Культура – своеобразный третий блок – представляет основной стержень всего текста, что связано со спецификой его документальной базы. В книге, которая является историческим исследованием, использованы все виды традиционных источников: нормативные и делопроизводственные документы центральных и местных органов государственной власти, материалы Коммунистической партии Советского Союза и комсомола, центральная и региональная периодика (журналы и газеты), материалы социологических опросов 1960-х годов. Многие документы впервые введены в научный оборот, так как обнаружены автором в ходе целенаправленного архивного поиска. Это материалы официального толка: интереснейшие отчеты домов моделей, швейных фабрик, управлений и трестов легкой промышленности, родильных домов; конъюнктурные обзоры органов торговли и снабжения и т.д. В первую очередь они дают сведения об инициативах власти в сфере гендерной политики и моды, о регламентирующих практиках государственных и общественных структур. Значительно труднее обнаружить данные об отношении самих людей к проблемам сексуальности и репродуктивности, разводов и адюльтера, моды и модного поведения.
Чуть ли не единственным источником информации по данному вопросу являются так называемые эгодокументы (дневники, мемуары, эпистолярные тексты). Для них свойственно стремление к созданию индивидуальной модели прошлого на фоне общей картины действительности. Но информативность таких текстов зачастую зависит от социального статуса ее авторов. Так, мемуары и другие эгодокументы, принадлежащие перу политиков и ученых, носят чаще всего внебытовой характер, и описания проблем моды встречаются в них редко (см. например: Аджубей 1989; Ганелин 2004; Суходрев 2008; Хрущев 1999; Шестаков 2008 и др.). Несомненный интерес представляют книги И. Андреевой и А. Игманда – воспоминания профессиональных дизайнера и модельера (Андреева 2009; Игманд 2008).
Значительно более насыщены сведениями бытового характера эгодокументы литераторов, относящихся к плеяде «шестидесятников»: Д.В. Бобышева, Ю.М. Нагибина, А.Г. Наймана, Е.Б. Рейна и др. (Бобышев 2003; Нагибин 1991; Найман 1999; Рейн 1997). Они достаточно откровенно пишут о проблемах взаимоотношений мужчин и женщин, правда, в основном в контексте коллизий литературного быта. В воспоминаниях Рейна прозаические эссе перемежаются со стихами, внешне простыми и четкими по форме, но одновременно информативными. Поэт оставил для потомства ценнейшие интервью – воспоминания о моде 1950–1960-х годов.
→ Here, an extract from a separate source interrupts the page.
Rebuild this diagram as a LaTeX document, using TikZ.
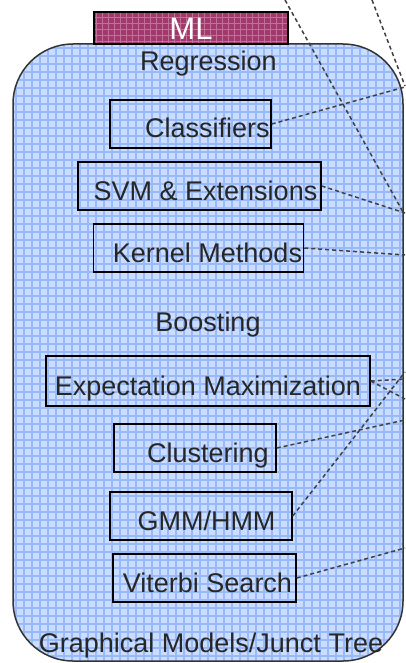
\documentclass[tikz,border=0pt]{standalone}
\usepackage{fontspec}
\setmainfont{Liberation Sans}
\begin{document}
\begin{tikzpicture}[x=1pt,y=-1pt,
  item/.style={draw=black,line width=1.5pt,rectangle,inner sep=0pt,minimum height=48pt},
  txt/.style={inner sep=0pt,anchor=base,font=\fontsize{27}{29}\selectfont,text=black!85},
  link/.style={draw=black!75,line width=1.5pt,dash pattern=on 4pt off 3pt}]
\definecolor{bgblue}{HTML}{CADCFF}
\definecolor{gridblue}{HTML}{98BAF8}
\definecolor{mlred}{HTML}{A03A6C}
\definecolor{mlgrid}{HTML}{C46F98}
\useasboundingbox (0,0) rectangle (405,663);
% main rounded container
\begin{scope}
\clip[rounded corners=60pt] (13,44) rectangle (403,661);
\fill[bgblue] (13,44) rectangle (403,661);
\draw[gridblue,line width=1.2pt,step=8pt] (0,0) grid (405,663);
\end{scope}
\draw[black!80,line width=1.5pt,rounded corners=60pt] (13,44) rectangle (403,661);
% ML tab
\begin{scope}
\clip (94,12) rectangle (288,44);
\fill[mlred] (94,12) rectangle (288,44);
\draw[mlgrid,line width=1pt,step=6pt] (90,10) grid (290,46);
\end{scope}
\draw[black,line width=1.5pt] (94,12) rectangle (288,44);
\node[inner sep=0pt,anchor=base,font=\fontsize{31}{33}\selectfont,text=white] (ml) at (191,40) {ML};
% plain texts
\node[txt] (reg) at (208.5,71) {Regression};
\node[txt] (boost) at (208,331) {Boosting};
\node[txt] (gm) at (211,652) {Graphical Models/Junct Tree};
% boxes
\node[item,minimum width=161pt] (cls) at (190.5,124) {};
\node[item,minimum width=243pt] (svm) at (199.5,186) {};
\node[item,minimum width=210pt] (ker) at (198.5,248) {};
\node[item,minimum width=324pt,minimum height=50pt] (em) at (208,381) {};
\node[item,minimum width=162pt] (clu) at (195,448) {};
\node[item,minimum width=182pt] (gmm) at (201,516) {};
\node[item,minimum width=183pt] (vit) at (204.5,578) {};
% box labels
\node[txt] (clst) at (207.5,138) {Classifiers};
\node[txt] (svmt) at (205.5,200) {SVM \& Extensions};
\node[txt] (kert) at (207.5,262) {Kernel Methods};
\node[txt] (emt) at (208,395) {Expectation Maximization};
\node[txt] (clut) at (208,462) {Clustering};
\node[txt] (gmmt) at (206.5,530) {GMM/HMM};
\node[txt] (vitt) at (207.5,592) {Viterbi Search};
% free ends
\coordinate (t1a) at (285,0);
\coordinate (t1b) at (403,212);
\coordinate (t2a) at (372,0);
\coordinate (t2b) at (405,86);
\coordinate (rc) at (405,87);
\coordinate (rs) at (405,213);
\coordinate (rk) at (405,255);
\coordinate (re1) at (405,379);
\coordinate (re2) at (405,399);
\coordinate (rcl) at (405,420);
\coordinate (rg) at (405,372);
\coordinate (rv) at (405,548);
% connectors
\draw[link] (t1a) -- (t1b);
\draw[link] (t2a) -- (t2b);
\draw[link] (cls.east) -- (rc);
\draw[link] (svm.east) -- (rs);
\draw[link] (ker.east) -- (rk);
\draw[link] (em.east) -- (re1);
\draw[link] (em.east) -- (re2);
\draw[link] (clu.east) -- (rcl);
\draw[link] (gmm.east) -- (rg);
\draw[link] (vit.east) -- (rv);
\end{tikzpicture}
\end{document}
Еще более яркими являются беллетризованные мемуары женщин, как принадлежавших к литературно-художественной среде, так и просто пожелавших передать потомкам сведения об «обычной жизни» в годы оттепели (см.: Белова-Колесникова 1999; Гоз 2008; Гурченко 1994; Дервиз 2011; Доронина 1997; Купман 2002; Ландау-Дробанцева 1999; Лурье 2007; Штерн 2001; Штерн 2005 и др.).
В целом же воспоминания литераторов как специфический жанр мемуарного текста обладают рядом особенностей. По мнению филолога Т.М. Колядич, писатели уделяют особое внимание созданию фактической основы и детализации повествования (подробнее см.: Колядич 1998). Это повышает ценность именно писательских беллетризованных мемуаров, носящих чаще всего характер литературных эссе с элементами воспоминаний, для воссоздания, в частности, деталей гендерного уклада эпохи хрущевских реформ.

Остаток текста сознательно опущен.